RECORDS:
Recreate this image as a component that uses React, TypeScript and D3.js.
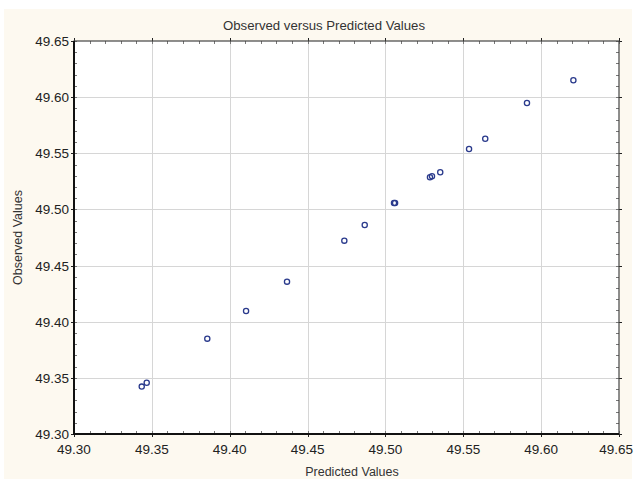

* * *

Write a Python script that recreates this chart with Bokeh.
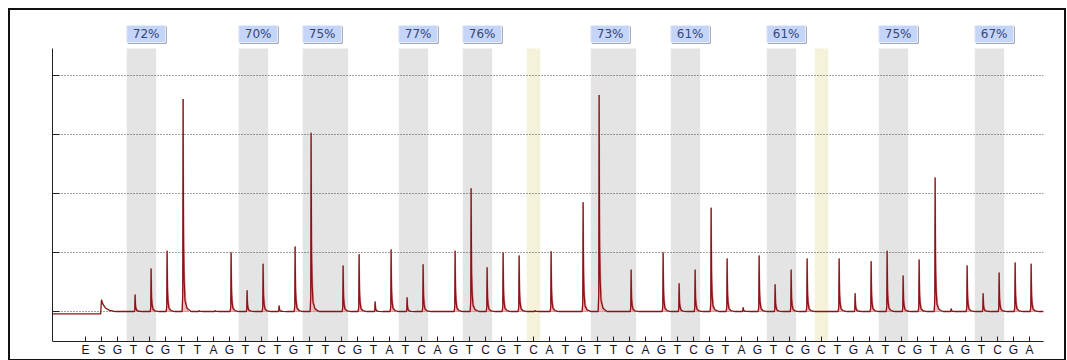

---

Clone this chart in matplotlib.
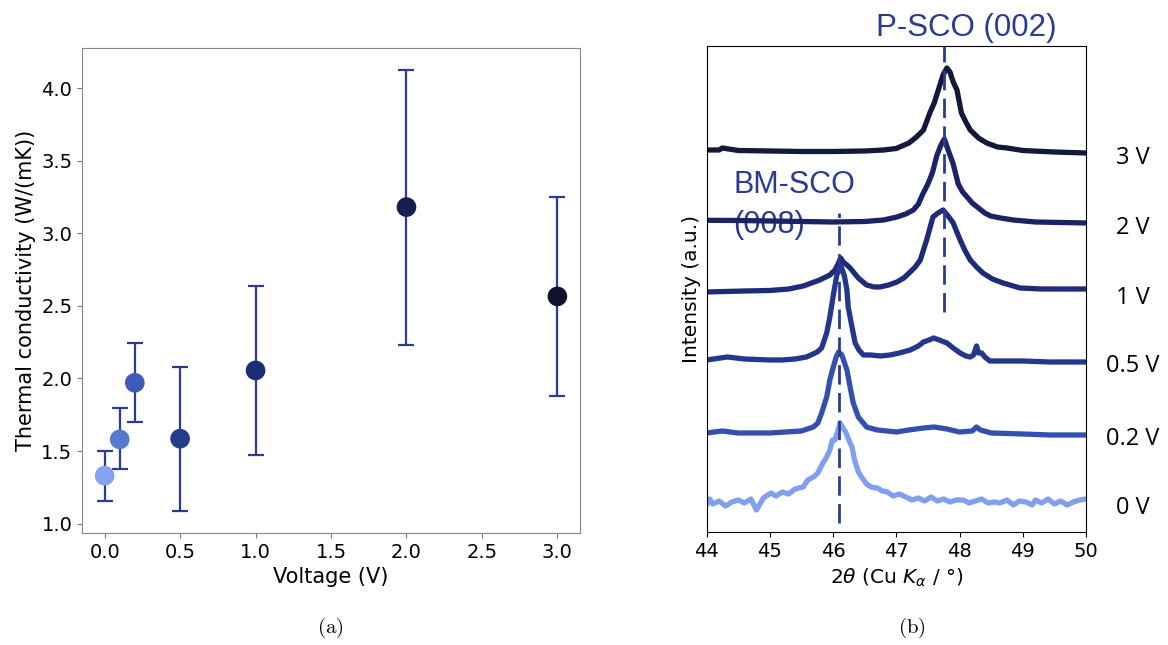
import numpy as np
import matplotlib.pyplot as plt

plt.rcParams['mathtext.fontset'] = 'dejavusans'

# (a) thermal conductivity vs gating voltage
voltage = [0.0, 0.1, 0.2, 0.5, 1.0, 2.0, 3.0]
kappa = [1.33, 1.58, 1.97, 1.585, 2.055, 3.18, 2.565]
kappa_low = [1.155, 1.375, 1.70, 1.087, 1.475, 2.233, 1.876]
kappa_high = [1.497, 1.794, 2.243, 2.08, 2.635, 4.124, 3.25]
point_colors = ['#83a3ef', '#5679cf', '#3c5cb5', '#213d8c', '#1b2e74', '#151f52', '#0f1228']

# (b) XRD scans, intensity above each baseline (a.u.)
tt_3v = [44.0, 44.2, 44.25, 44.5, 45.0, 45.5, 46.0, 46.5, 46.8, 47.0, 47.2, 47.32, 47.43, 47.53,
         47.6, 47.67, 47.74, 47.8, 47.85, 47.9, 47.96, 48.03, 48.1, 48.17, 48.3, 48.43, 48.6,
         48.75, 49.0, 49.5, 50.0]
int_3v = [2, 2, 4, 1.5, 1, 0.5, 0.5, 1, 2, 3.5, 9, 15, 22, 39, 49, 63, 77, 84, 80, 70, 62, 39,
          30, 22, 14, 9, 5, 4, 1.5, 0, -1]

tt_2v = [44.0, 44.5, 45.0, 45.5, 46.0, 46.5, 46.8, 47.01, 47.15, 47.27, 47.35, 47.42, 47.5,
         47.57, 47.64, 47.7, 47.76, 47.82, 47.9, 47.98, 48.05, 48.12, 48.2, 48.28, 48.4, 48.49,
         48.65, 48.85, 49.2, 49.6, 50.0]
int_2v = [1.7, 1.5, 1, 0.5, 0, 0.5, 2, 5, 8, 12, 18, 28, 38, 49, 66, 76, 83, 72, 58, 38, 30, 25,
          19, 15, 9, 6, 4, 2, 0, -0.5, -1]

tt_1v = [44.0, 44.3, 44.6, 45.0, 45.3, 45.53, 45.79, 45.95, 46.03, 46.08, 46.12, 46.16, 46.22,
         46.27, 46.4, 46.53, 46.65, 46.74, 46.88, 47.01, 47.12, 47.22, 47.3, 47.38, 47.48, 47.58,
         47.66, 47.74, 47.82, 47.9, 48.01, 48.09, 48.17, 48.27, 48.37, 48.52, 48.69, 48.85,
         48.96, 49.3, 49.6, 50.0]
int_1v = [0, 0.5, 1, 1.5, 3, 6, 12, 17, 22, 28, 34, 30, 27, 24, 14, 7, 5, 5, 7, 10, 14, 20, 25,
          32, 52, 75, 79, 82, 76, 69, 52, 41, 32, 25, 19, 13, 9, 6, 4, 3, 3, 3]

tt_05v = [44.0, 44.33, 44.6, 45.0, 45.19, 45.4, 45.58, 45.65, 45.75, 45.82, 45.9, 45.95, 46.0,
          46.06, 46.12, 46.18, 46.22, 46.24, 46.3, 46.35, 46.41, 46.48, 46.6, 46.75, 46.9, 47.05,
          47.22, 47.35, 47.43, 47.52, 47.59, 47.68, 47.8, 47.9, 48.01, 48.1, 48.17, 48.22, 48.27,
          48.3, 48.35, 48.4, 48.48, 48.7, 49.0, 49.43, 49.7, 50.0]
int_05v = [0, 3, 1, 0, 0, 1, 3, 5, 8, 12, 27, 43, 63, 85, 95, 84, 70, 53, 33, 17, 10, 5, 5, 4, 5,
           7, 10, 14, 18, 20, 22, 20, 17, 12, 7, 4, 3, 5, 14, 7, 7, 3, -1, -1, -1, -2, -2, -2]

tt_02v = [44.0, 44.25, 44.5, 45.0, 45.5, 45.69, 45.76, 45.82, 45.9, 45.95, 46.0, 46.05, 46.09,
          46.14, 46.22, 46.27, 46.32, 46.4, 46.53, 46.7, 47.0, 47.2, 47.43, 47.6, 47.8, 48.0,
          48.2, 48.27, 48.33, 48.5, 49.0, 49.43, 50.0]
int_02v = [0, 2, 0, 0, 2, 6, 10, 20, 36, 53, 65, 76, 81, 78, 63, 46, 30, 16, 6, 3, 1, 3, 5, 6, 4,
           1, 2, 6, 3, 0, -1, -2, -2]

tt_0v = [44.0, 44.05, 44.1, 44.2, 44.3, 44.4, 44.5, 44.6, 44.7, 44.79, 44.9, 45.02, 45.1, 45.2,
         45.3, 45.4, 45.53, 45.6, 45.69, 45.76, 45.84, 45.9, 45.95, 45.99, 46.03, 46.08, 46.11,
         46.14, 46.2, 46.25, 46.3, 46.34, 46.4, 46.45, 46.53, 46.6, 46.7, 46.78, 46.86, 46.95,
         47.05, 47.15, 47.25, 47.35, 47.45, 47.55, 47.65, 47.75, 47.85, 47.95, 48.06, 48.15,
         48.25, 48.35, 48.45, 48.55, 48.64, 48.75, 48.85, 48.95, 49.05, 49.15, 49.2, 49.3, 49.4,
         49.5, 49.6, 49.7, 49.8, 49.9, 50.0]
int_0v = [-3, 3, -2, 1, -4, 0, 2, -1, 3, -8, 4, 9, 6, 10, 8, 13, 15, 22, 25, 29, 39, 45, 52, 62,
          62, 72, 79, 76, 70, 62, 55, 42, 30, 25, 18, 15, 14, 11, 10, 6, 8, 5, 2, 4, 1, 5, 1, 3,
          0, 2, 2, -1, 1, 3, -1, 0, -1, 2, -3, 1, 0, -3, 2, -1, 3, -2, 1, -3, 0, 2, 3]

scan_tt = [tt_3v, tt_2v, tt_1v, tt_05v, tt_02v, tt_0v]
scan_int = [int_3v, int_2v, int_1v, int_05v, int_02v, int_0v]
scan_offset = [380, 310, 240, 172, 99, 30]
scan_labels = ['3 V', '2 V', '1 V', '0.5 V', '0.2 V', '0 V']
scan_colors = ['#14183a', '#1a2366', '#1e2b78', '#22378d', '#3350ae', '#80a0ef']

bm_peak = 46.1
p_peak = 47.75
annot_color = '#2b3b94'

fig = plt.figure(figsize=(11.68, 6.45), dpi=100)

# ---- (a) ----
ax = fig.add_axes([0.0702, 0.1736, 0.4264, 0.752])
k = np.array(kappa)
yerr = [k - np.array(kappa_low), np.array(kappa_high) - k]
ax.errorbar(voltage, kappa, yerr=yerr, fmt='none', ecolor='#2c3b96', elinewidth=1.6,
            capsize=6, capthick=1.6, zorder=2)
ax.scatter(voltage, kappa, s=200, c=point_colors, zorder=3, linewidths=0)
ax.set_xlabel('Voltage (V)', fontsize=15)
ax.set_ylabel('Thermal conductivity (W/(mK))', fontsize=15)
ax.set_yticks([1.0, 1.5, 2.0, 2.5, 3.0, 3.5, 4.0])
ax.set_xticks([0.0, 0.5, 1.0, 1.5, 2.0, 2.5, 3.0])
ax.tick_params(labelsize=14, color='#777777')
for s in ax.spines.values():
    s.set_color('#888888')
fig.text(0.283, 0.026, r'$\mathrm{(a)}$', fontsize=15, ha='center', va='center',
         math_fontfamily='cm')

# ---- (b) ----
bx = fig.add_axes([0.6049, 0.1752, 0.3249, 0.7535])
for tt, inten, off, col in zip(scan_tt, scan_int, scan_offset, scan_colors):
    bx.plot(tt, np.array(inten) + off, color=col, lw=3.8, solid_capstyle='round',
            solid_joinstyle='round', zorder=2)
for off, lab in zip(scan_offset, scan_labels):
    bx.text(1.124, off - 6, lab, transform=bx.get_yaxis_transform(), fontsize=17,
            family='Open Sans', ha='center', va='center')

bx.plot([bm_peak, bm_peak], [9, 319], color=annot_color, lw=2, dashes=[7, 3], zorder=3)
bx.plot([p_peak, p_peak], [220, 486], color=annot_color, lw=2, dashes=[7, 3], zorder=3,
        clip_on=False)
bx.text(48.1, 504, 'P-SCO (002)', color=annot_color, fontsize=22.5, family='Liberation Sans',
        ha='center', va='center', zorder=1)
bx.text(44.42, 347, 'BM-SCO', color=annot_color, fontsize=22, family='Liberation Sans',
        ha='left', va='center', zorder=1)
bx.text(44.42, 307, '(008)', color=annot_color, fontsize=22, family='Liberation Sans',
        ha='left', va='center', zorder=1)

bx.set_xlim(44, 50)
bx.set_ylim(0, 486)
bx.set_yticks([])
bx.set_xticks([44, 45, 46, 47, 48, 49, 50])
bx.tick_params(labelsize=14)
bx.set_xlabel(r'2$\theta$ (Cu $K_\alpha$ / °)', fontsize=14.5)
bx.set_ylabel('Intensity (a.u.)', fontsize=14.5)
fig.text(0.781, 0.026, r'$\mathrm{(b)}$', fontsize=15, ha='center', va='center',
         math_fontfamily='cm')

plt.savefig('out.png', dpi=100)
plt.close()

BRIEF: Go over the entries above and say how many lines hold the string "that", with no other text.

RESPONSE FOR THIS EXERCISE: 2